Posey Legislation Would Halt Overzealous Regulators from Arbitrarily Penalizing Banks Working With Businesses and Homeowners
Congressman Bill Posey (R-FL) was joined by 17 of his House colleagues in introducing legislation to aid economic recovery by preventing federal bank regulators from arbitrarily penalizing community banks for working with borrowers to modify their loans or accepting mortgage payments from someone other than the borrower. Since the 2008 financial crisis, federal bank regulators have been unnecessarily obstructing the ability of community banks to make and modify loans to small businesses and mortgage recipients.
“We’re trying to help homeowners, small business owners and our local community banks stay afloat,” said Congressman Posey, who serves on the House Financial Services Committee. “Common sense says if you are making your loan payments on time – including instances where your local bank has revised the terms of your loan – then regulators should not force banks to foreclose on property owners asking for a modification or consider your loan to be in non-accrual status. As long as payments are being made, your loan should be considered in good standing, particularly in this economy. My colleagues co-sponsoring this legislation represent Americans across the country, confirming that this is a national problem. That must be addressed.”

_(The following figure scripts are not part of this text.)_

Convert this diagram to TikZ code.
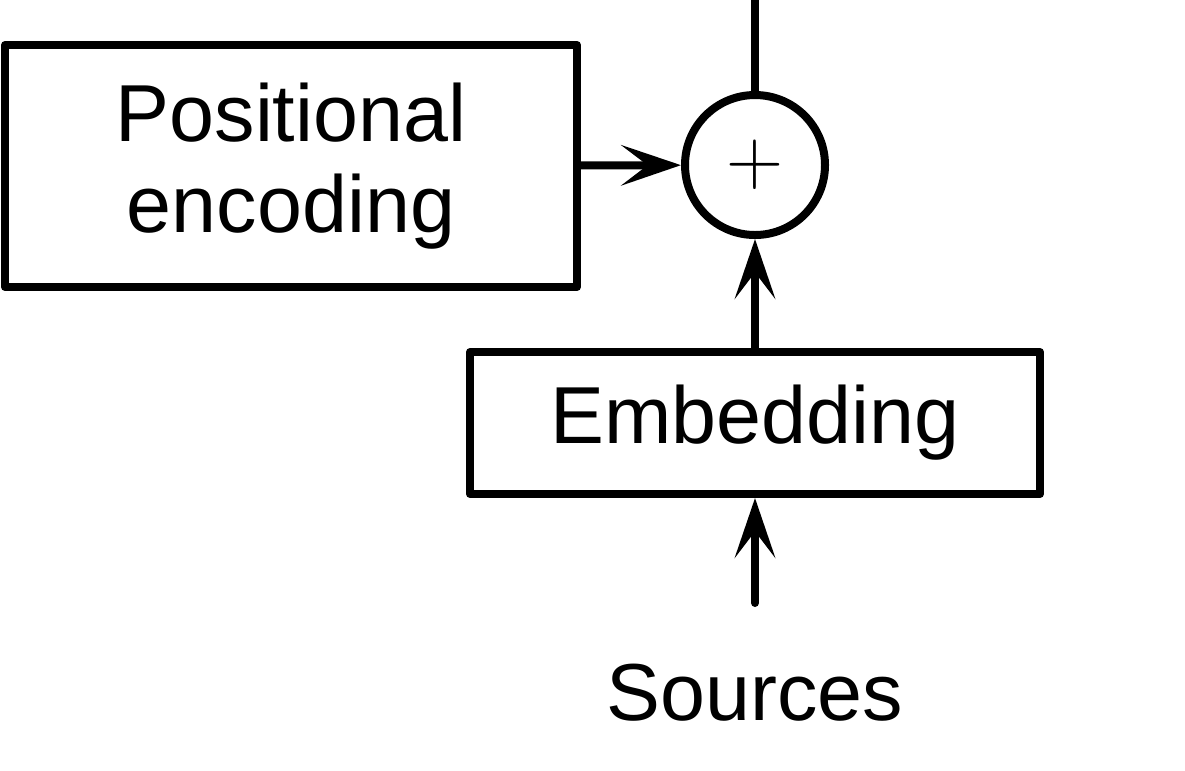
\documentclass[tikz,border=0pt]{standalone}
\usepackage{fontspec}
\setmainfont{Liberation Sans}
\newfontfamily\plusfont{Latin Modern Roman}
\usetikzlibrary{arrows.meta}

\begin{document}
\begin{tikzpicture}[line width=0.16cm, line join=round,
  block/.style={draw, inner sep=0pt, align=center, font=\fontsize{46}{52}\selectfont},
  arr/.style={-{Stealth[length=34pt, width=23pt, inset=15pt, line join=miter]}}]
\useasboundingbox (0,0) rectangle (23.7,-15.4);
\node [block, minimum width=11.44cm, minimum height=4.84cm] (pe) at (5.82,-3.32) {Positional\\encoding};
\node [draw, circle, minimum size=2.8cm, inner sep=0pt, font=\fontsize{45}{45}\plusfont] (add) at (15.1,-3.3) {+};
\node [block, minimum width=11.4cm, minimum height=2.84cm] (emb) at (15.1,-8.46) {Embedding};
\node [font=\fontsize{46}{52}\selectfont] (src) at (15.1,-13.85) {Sources};
\coordinate (top) at (15.1,0);
\coordinate (in) at (15.1,-12.06);
\draw (add) -- (top);
\draw [arr] (pe) -- (add);
\draw [arr] (emb) -- (add);
\draw [arr, line cap=round] (in) -- (emb);
\end{tikzpicture}
\end{document}
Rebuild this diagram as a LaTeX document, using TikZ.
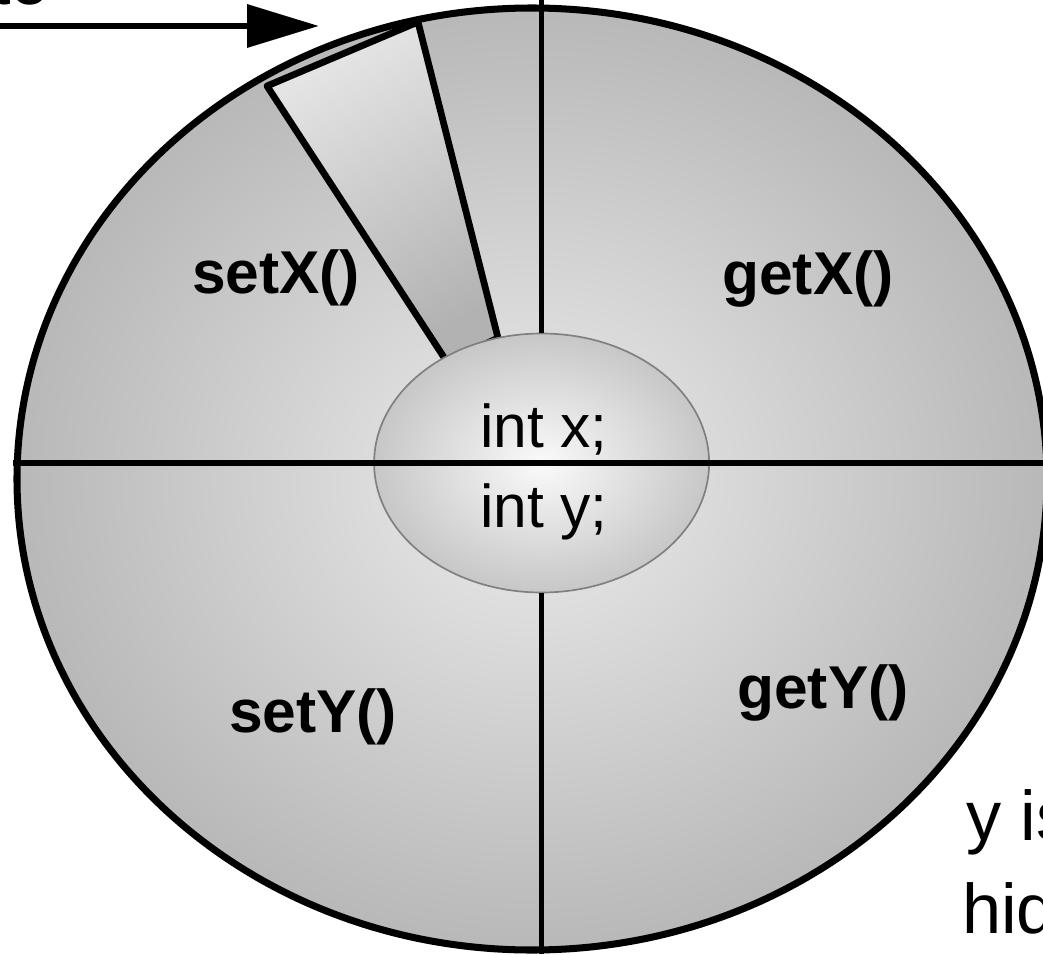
\documentclass[tikz,border=0pt]{standalone}
\usepackage{fontspec}
\setmainfont{Liberation Sans}
\usetikzlibrary{shapes.geometric, arrows.meta, positioning}
\definecolor{shellinner}{RGB}{236,236,236}
\definecolor{shellmid}{RGB}{190,190,190}
\definecolor{shellouter}{RGB}{136,136,136}
\definecolor{coreinner}{RGB}{250,250,250}
\definecolor{coreouter}{RGB}{148,148,148}
\definecolor{coreline}{RGB}{128,128,128}
\definecolor{slotlight}{RGB}{230,230,230}
\definecolor{slotdark}{RGB}{178,178,178}
\pgfdeclareradialshading{shellshade}{\pgfpointorigin}{color(0bp)=(shellinner); color(22bp)=(shellmid); color(50bp)=(shellouter)}
\pgfdeclareradialshading{coreshade}{\pgfpointorigin}{color(0bp)=(coreinner); color(50bp)=(coreouter)}

\begin{document}
\begin{tikzpicture}[
    method/.style={font=\fontsize{43}{50}\selectfont\bfseries, inner sep=0pt, anchor=base},
    field/.style={font=\fontsize{43}{50}\selectfont, inner sep=0pt, anchor=base},
    note/.style={font=\fontsize{50}{60}\selectfont, inner sep=0pt},
    divider/.style={line width=3.8pt}
  ]
  \useasboundingbox (0,0) rectangle (26.075,-23.85);

  % object shell
  \node[ellipse, draw, line width=5pt, shading=shellshade, minimum width=25.75cm, minimum height=23.55cm, inner sep=0pt] (obj) at (13.3,-11.975) {};
  \draw[line width=4.8pt, line join=round, left color=slotlight, right color=slotdark, shading angle=30] (6.675,-2.15) -- (10.45,-0.55) -- (12.45,-8.45) -- (11.175,-9.05) -- cycle;

  % private data
  \node[ellipse, draw=coreline, line width=1.2pt, shading=coreshade, minimum width=8.375cm, minimum height=6.475cm, inner sep=0pt] (core) at (13.54,-11.575) {};
  \draw[divider] (core.north) -- (core.north |- 0,0.2);
  \draw[divider] (obj.west |- core.center) -- (obj.east |- core.center);
  \draw[divider] (core.south) -- (core.south |- obj.south);

  \node[field] (fx) at (13.6,-11.175) {int x;};
  \node[field] (fy) at (13.6,-13.175) {int y;};

  \node[method] (sx) at (6.9,-7.325) {setX()};
  \node[method] (gx) at (20.2,-7.35) {getX()};
  \node[method] (sy) at (7.825,-18.3) {setY()};
  \node[method] (gy) at (20.575,-17.7) {getY()};

  % notes round the object
  \node[note, anchor=base east] (tonote) at (1.25,-0.12) {to};
  \coordinate (src) at (-0.5,-0.65);
  \coordinate (dst) at (7.975,-0.65);
  \draw[line width=4.8pt, -{Triangle[length=1.8cm, width=1.05cm]}] (src) -- (dst);

  \node[note, anchor=base west] (ynote) at (24.15,-21.0) {y is};
  \node[note, anchor=base west] (hidnote) at (24.05,-23.325) {hid};
\end{tikzpicture}
\end{document}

The Common Sense Economic Recovery Act of 2011 (H.R. 1723) would stop regulators from assigning of performing loans to non-accrual status, which can impair the bank’s financial health and choke ability to lend, and lead them to foreclose on borrowers. The legislation would treat any loan as a performing loan if it is 1) current, 2) no more than 30 days delinquent in last 6 months, 3) an amortizing loan, and 4) not funded through an interest reserve account. The bill also directs regulators to report to Congress ways to prevent contradictory guidance from the financial regulators. The bill would sunset two years after enactment.